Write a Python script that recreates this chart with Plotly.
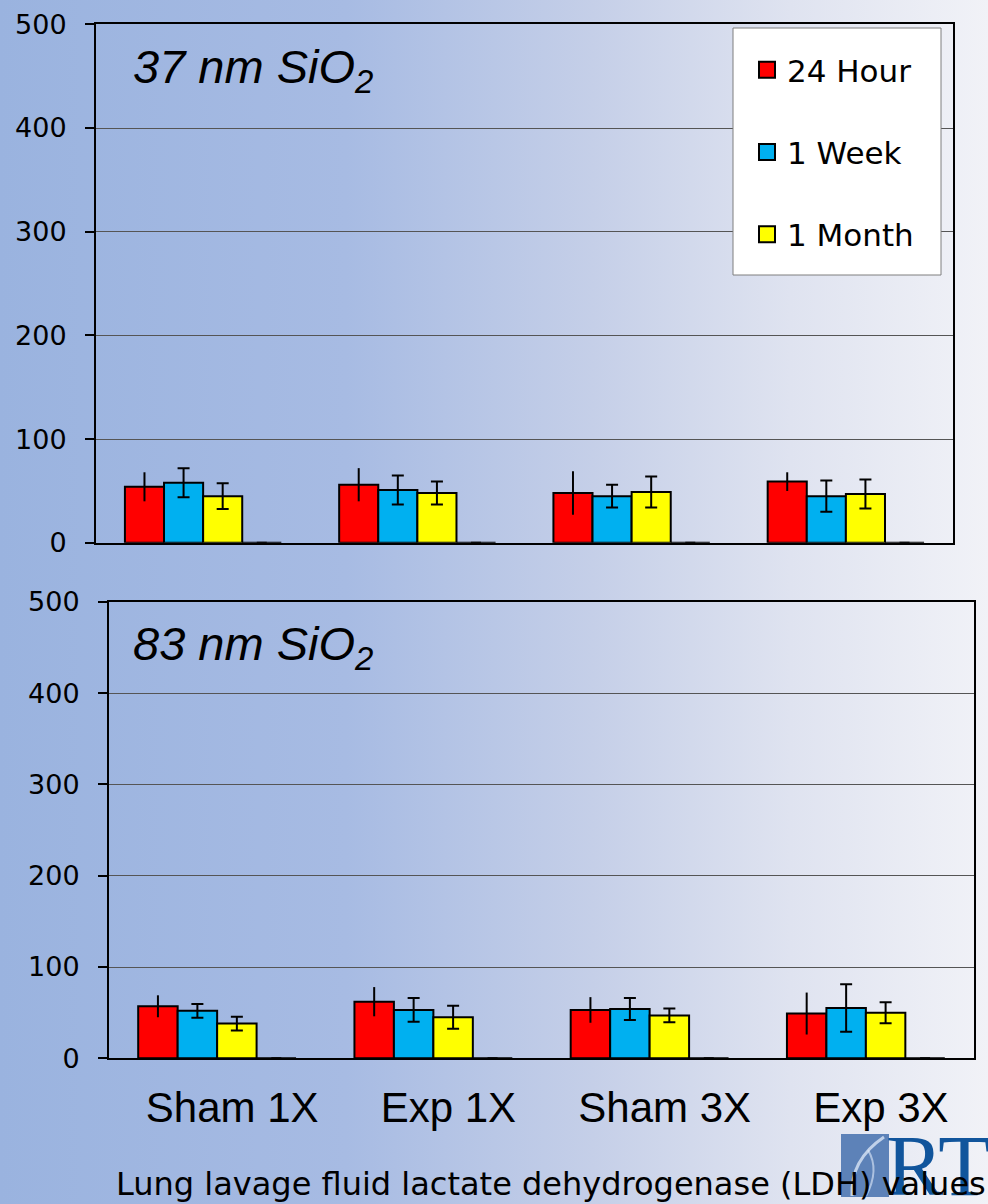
import base64
import plotly.graph_objects as go

# ---------------- data ----------------
categories = ["Sham 1X", "Exp 1X", "Sham 3X", "Exp 3X"]
series_names = ["24 Hour", "1 Week", "1 Month"]
series_colors = ["#FF0000", "#00B0F0", "#FFFF00"]

# 37 nm SiO2 panel
top_24h = [54, 56, 48, 59]
top_24h_err = [14, 16, 21, 9]
top_1wk = [58, 51, 45, 45]
top_1wk_err = [14, 14, 11, 15]
top_1mo = [45, 48, 49, 47]
top_1mo_err = [12.5, 11, 15, 14]

# 83 nm SiO2 panel
bot_24h = [57, 62, 53, 49]
bot_24h_err = [12, 16, 14, 23]
bot_1wk = [52, 53, 54, 55]
bot_1wk_err = [7.5, 13, 12, 26]
bot_1mo = [38, 45, 47, 50]
bot_1mo_err = [7.5, 12.5, 7.5, 11.5]

# empty fourth series (shows only as a zero error-bar cap)
blank_vals = [0, 0, 0, 0]
blank_err = [0, 0, 0, 0]

y_ticks = [0, 100, 200, 300, 400, 500]
panel_titles = ["<i>37 nm SiO<sub>2</sub></i>", "<i>83 nm SiO<sub>2</sub></i>"]
caption = "Lung lavage fluid lactate dehydrogenase (LDH) values"

W, H = 988, 1204
ARIAL = "Arial, Liberation Sans, sans-serif"
WIDE = "DejaVu Sans, Arial, sans-serif"


def px_x(v):
    return v / W


def px_y(v):
    return 1 - v / H


# ---------------- background gradient ----------------
svg = f"""<svg xmlns='http://www.w3.org/2000/svg' width='{W}' height='{H}' preserveAspectRatio='none'>
<defs><linearGradient id='g' x1='0' y1='0' x2='1' y2='0'>
<stop offset='0' stop-color='#9ab3df'/>
<stop offset='0.35' stop-color='#a7bbe3'/>
<stop offset='0.6' stop-color='#c5cfe8'/>
<stop offset='0.8' stop-color='#dfe3f0'/>
<stop offset='1' stop-color='#f1f2f7'/>
</linearGradient></defs>
<rect width='{W}' height='{H}' fill='url(#g)'/>
</svg>"""
bg_src = "data:image/svg+xml;base64," + base64.b64encode(svg.encode()).decode()

fig = go.Figure()

panels = [
    ("x", "y", [top_24h, top_1wk, top_1mo], [top_24h_err, top_1wk_err, top_1mo_err]),
    ("x2", "y2", [bot_24h, bot_1wk, bot_1mo], [bot_24h_err, bot_1wk_err, bot_1mo_err]),
]

for xa, ya, vals, errs in panels:
    for i, (name, col, v, e) in enumerate(zip(series_names, series_colors, vals, errs)):
        fig.add_trace(go.Bar(
            x=categories, y=v, name=name, xaxis=xa, yaxis=ya,
            marker=dict(color=col, line=dict(color="black", width=2)),
            error_y=dict(type="data", array=e, visible=True, color="black",
                         thickness=2, width=0 if i == 0 else 6),
            legendgroup=name, showlegend=False, hoverinfo="skip",
        ))
    fig.add_trace(go.Bar(
        x=categories, y=blank_vals, name="", xaxis=xa, yaxis=ya,
        marker=dict(color="rgba(0,0,0,0)", line=dict(color="black", width=2)),
        error_y=dict(type="data", array=blank_err, visible=True, color="black",
                     thickness=2, width=5),
        showlegend=False, hoverinfo="skip",
    ))

# legend entries (square swatches)
for name, col in zip(series_names, series_colors):
    fig.add_trace(go.Scatter(
        x=[None], y=[None], mode="markers", name=name, legendgroup=name,
        marker=dict(symbol="square", size=16, color=col, line=dict(color="black", width=2)),
        showlegend=True, hoverinfo="skip",
    ))

axis_common = dict(showline=True, linecolor="black", linewidth=2, mirror=True)
yaxis_common = dict(
    range=[0, 500], tickvals=y_ticks, showgrid=True, gridcolor="#555555", gridwidth=1,
    zeroline=False, ticks="outside", ticklen=9, tickwidth=1.5, tickcolor="black",
    tickfont=dict(family=WIDE, size=27, color="black"), ticklabelstandoff=13,
    **axis_common,
)

fig.update_layout(
    width=W, height=H,
    margin=dict(l=0, r=0, t=0, b=0, pad=0, autoexpand=False),
    paper_bgcolor="rgba(0,0,0,0)", plot_bgcolor="rgba(0,0,0,0)",
    barmode="group", bargap=0.27, bargroupgap=0,
    font=dict(family=ARIAL, color="black"),
    xaxis=dict(domain=[px_x(96), px_x(953)], anchor="y", showticklabels=False,
               ticks="", showgrid=False, **axis_common),
    yaxis=dict(domain=[px_y(542.8), px_y(24.3)], anchor="x", **yaxis_common),
    xaxis2=dict(domain=[px_x(109), px_x(974)], anchor="y2", ticks="", showgrid=False,
                tickfont=dict(family=ARIAL, size=42, color="black"),
                ticklabelstandoff=11, ticklabelshift=15, **axis_common),
    yaxis2=dict(domain=[px_y(1058.3), px_y(601.8)], anchor="x2", **yaxis_common),
    showlegend=True,
    legend=dict(
        x=px_x(747), y=px_y(43), xanchor="left", yanchor="top",
        bgcolor="rgba(0,0,0,0)", borderwidth=0,
        font=dict(family=WIDE, size=31, color="black"),
        traceorder="grouped", tracegroupgap=39, itemsizing="trace",
    ),
    images=[dict(source=bg_src, xref="paper", yref="paper", x=0, y=1,
                 sizex=1, sizey=1, sizing="stretch", layer="below")],
)

shapes = [
    # legend frame
    dict(type="rect", xref="paper", yref="paper",
         x0=px_x(733), x1=px_x(941), y0=px_y(275), y1=px_y(28),
         fillcolor="white", line=dict(color="#7f7f7f", width=1), layer="above"),
    # logo block
    dict(type="rect", xref="paper", yref="paper",
         x0=px_x(841), x1=px_x(889), y0=px_y(1197), y1=px_y(1134),
         fillcolor="#5d82b8", line=dict(width=0), layer="below"),
    dict(type="path", xref="paper", yref="paper",
         path=(f"M {px_x(852)},{px_y(1196)} Q {px_x(850)},{px_y(1160)} {px_x(884)},{px_y(1137)}"),
         line=dict(color="rgba(225,235,250,0.75)", width=3), layer="below"),
    dict(type="path", xref="paper", yref="paper",
         path=(f"M {px_x(866)},{px_y(1196)} Q {px_x(880)},{px_y(1170)} {px_x(868)},{px_y(1150)}"),
         line=dict(color="rgba(225,235,250,0.6)", width=2), layer="below"),
]
fig.update_layout(shapes=shapes)

annotations = [
    dict(text=panel_titles[0], xref="paper", yref="paper", x=px_x(131), y=px_y(70),
         xanchor="left", yanchor="middle", showarrow=False,
         font=dict(family=ARIAL, size=47, color="black")),
    dict(text=panel_titles[1], xref="paper", yref="paper", x=px_x(131), y=px_y(647),
         xanchor="left", yanchor="middle", showarrow=False,
         font=dict(family=ARIAL, size=47, color="black")),
    dict(text="RTI", xref="paper", yref="paper", x=px_x(884), y=px_y(1166),
         xanchor="left", yanchor="middle", showarrow=False,
         font=dict(family="Liberation Serif, DejaVu Serif, serif", size=86, color="#11559c")),
    dict(text=caption, xref="paper", yref="paper", x=px_x(551), y=px_y(1184),
         xanchor="center", yanchor="middle", showarrow=False,
         font=dict(family=WIDE, size=32, color="black")),
]
fig.update_layout(annotations=annotations)

fig.write_html("out.html")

*-*-*

THE PROBLEM =
Without including any picture, repeat the data exactly.

EXPECTED ANSWER =
Write a Python script that recreates this chart with Plotly.
import base64
import plotly.graph_objects as go

# ---------------- data ----------------
categories = ["Sham 1X", "Exp 1X", "Sham 3X", "Exp 3X"]
series_names = ["24 Hour", "1 Week", "1 Month"]
series_colors = ["#FF0000", "#00B0F0", "#FFFF00"]

# 37 nm SiO2 panel
top_24h = [54, 56, 48, 59]
top_24h_err = [14, 16, 21, 9]
top_1wk = [58, 51, 45, 45]
top_1wk_err = [14, 14, 11, 15]
top_1mo = [45, 48, 49, 47]
top_1mo_err = [12.5, 11, 15, 14]

# 83 nm SiO2 panel
bot_24h = [57, 62, 53, 49]
bot_24h_err = [12, 16, 14, 23]
bot_1wk = [52, 53, 54, 55]
bot_1wk_err = [7.5, 13, 12, 26]
bot_1mo = [38, 45, 47, 50]
bot_1mo_err = [7.5, 12.5, 7.5, 11.5]

# empty fourth series (shows only as a zero error-bar cap)
blank_vals = [0, 0, 0, 0]
blank_err = [0, 0, 0, 0]

y_ticks = [0, 100, 200, 300, 400, 500]
panel_titles = ["<i>37 nm SiO<sub>2</sub></i>", "<i>83 nm SiO<sub>2</sub></i>"]
caption = "Lung lavage fluid lactate dehydrogenase (LDH) values"

W, H = 988, 1204
ARIAL = "Arial, Liberation Sans, sans-serif"
WIDE = "DejaVu Sans, Arial, sans-serif"


def px_x(v):
    return v / W


def px_y(v):
    return 1 - v / H


# ---------------- background gradient ----------------
svg = f"""<svg xmlns='http://www.w3.org/2000/svg' width='{W}' height='{H}' preserveAspectRatio='none'>
<defs><linearGradient id='g' x1='0' y1='0' x2='1' y2='0'>
<stop offset='0' stop-color='#9ab3df'/>
<stop offset='0.35' stop-color='#a7bbe3'/>
<stop offset='0.6' stop-color='#c5cfe8'/>
<stop offset='0.8' stop-color='#dfe3f0'/>
<stop offset='1' stop-color='#f1f2f7'/>
</linearGradient></defs>
<rect width='{W}' height='{H}' fill='url(#g)'/>
</svg>"""
bg_src = "data:image/svg+xml;base64," + base64.b64encode(svg.encode()).decode()

fig = go.Figure()

panels = [
    ("x", "y", [top_24h, top_1wk, top_1mo], [top_24h_err, top_1wk_err, top_1mo_err]),
    ("x2", "y2", [bot_24h, bot_1wk, bot_1mo], [bot_24h_err, bot_1wk_err, bot_1mo_err]),
]

for xa, ya, vals, errs in panels:
    for i, (name, col, v, e) in enumerate(zip(series_names, series_colors, vals, errs)):
        fig.add_trace(go.Bar(
            x=categories, y=v, name=name, xaxis=xa, yaxis=ya,
            marker=dict(color=col, line=dict(color="black", width=2)),
            error_y=dict(type="data", array=e, visible=True, color="black",
                         thickness=2, width=0 if i == 0 else 6),
            legendgroup=name, showlegend=False, hoverinfo="skip",
        ))
    fig.add_trace(go.Bar(
        x=categories, y=blank_vals, name="", xaxis=xa, yaxis=ya,
        marker=dict(color="rgba(0,0,0,0)", line=dict(color="black", width=2)),
        error_y=dict(type="data", array=blank_err, visible=True, color="black",
                     thickness=2, width=5),
        showlegend=False, hoverinfo="skip",
    ))

# legend entries (square swatches)
for name, col in zip(series_names, series_colors):
    fig.add_trace(go.Scatter(
        x=[None], y=[None], mode="markers", name=name, legendgroup=name,
        marker=dict(symbol="square", size=16, color=col, line=dict(color="black", width=2)),
        showlegend=True, hoverinfo="skip",
    ))

axis_common = dict(showline=True, linecolor="black", linewidth=2, mirror=True)
yaxis_common = dict(
    range=[0, 500], tickvals=y_ticks, showgrid=True, gridcolor="#555555", gridwidth=1,
    zeroline=False, ticks="outside", ticklen=9, tickwidth=1.5, tickcolor="black",
    tickfont=dict(family=WIDE, size=27, color="black"), ticklabelstandoff=13,
    **axis_common,
)

fig.update_layout(
    width=W, height=H,
    margin=dict(l=0, r=0, t=0, b=0, pad=0, autoexpand=False),
    paper_bgcolor="rgba(0,0,0,0)", plot_bgcolor="rgba(0,0,0,0)",
    barmode="group", bargap=0.27, bargroupgap=0,
    font=dict(family=ARIAL, color="black"),
    xaxis=dict(domain=[px_x(96), px_x(953)], anchor="y", showticklabels=False,
               ticks="", showgrid=False, **axis_common),
    yaxis=dict(domain=[px_y(542.8), px_y(24.3)], anchor="x", **yaxis_common),
    xaxis2=dict(domain=[px_x(109), px_x(974)], anchor="y2", ticks="", showgrid=False,
                tickfont=dict(family=ARIAL, size=42, color="black"),
                ticklabelstandoff=11, ticklabelshift=15, **axis_common),
    yaxis2=dict(domain=[px_y(1058.3), px_y(601.8)], anchor="x2", **yaxis_common),
    showlegend=True,
    legend=dict(
        x=px_x(747), y=px_y(43), xanchor="left", yanchor="top",
        bgcolor="rgba(0,0,0,0)", borderwidth=0,
        font=dict(family=WIDE, size=31, color="black"),
        traceorder="grouped", tracegroupgap=39, itemsizing="trace",
    ),
    images=[dict(source=bg_src, xref="paper", yref="paper", x=0, y=1,
                 sizex=1, sizey=1, sizing="stretch", layer="below")],
)

shapes = [
    # legend frame
    dict(type="rect", xref="paper", yref="paper",
         x0=px_x(733), x1=px_x(941), y0=px_y(275), y1=px_y(28),
         fillcolor="white", line=dict(color="#7f7f7f", width=1), layer="above"),
    # logo block
    dict(type="rect", xref="paper", yref="paper",
         x0=px_x(841), x1=px_x(889), y0=px_y(1197), y1=px_y(1134),
         fillcolor="#5d82b8", line=dict(width=0), layer="below"),
    dict(type="path", xref="paper", yref="paper",
         path=(f"M {px_x(852)},{px_y(1196)} Q {px_x(850)},{px_y(1160)} {px_x(884)},{px_y(1137)}"),
         line=dict(color="rgba(225,235,250,0.75)", width=3), layer="below"),
    dict(type="path", xref="paper", yref="paper",
         path=(f"M {px_x(866)},{px_y(1196)} Q {px_x(880)},{px_y(1170)} {px_x(868)},{px_y(1150)}"),
         line=dict(color="rgba(225,235,250,0.6)", width=2), layer="below"),
]
fig.update_layout(shapes=shapes)

annotations = [
    dict(text=panel_titles[0], xref="paper", yref="paper", x=px_x(131), y=px_y(70),
         xanchor="left", yanchor="middle", showarrow=False,
         font=dict(family=ARIAL, size=47, color="black")),
    dict(text=panel_titles[1], xref="paper", yref="paper", x=px_x(131), y=px_y(647),
         xanchor="left", yanchor="middle", showarrow=False,
         font=dict(family=ARIAL, size=47, color="black")),
    dict(text="RTI", xref="paper", yref="paper", x=px_x(884), y=px_y(1166),
         xanchor="left", yanchor="middle", showarrow=False,
         font=dict(family="Liberation Serif, DejaVu Serif, serif", size=86, color="#11559c")),
    dict(text=caption, xref="paper", yref="paper", x=px_x(551), y=px_y(1184),
         xanchor="center", yanchor="middle", showarrow=False,
         font=dict(family=WIDE, size=32, color="black")),
]
fig.update_layout(annotations=annotations)

fig.write_html("out.html")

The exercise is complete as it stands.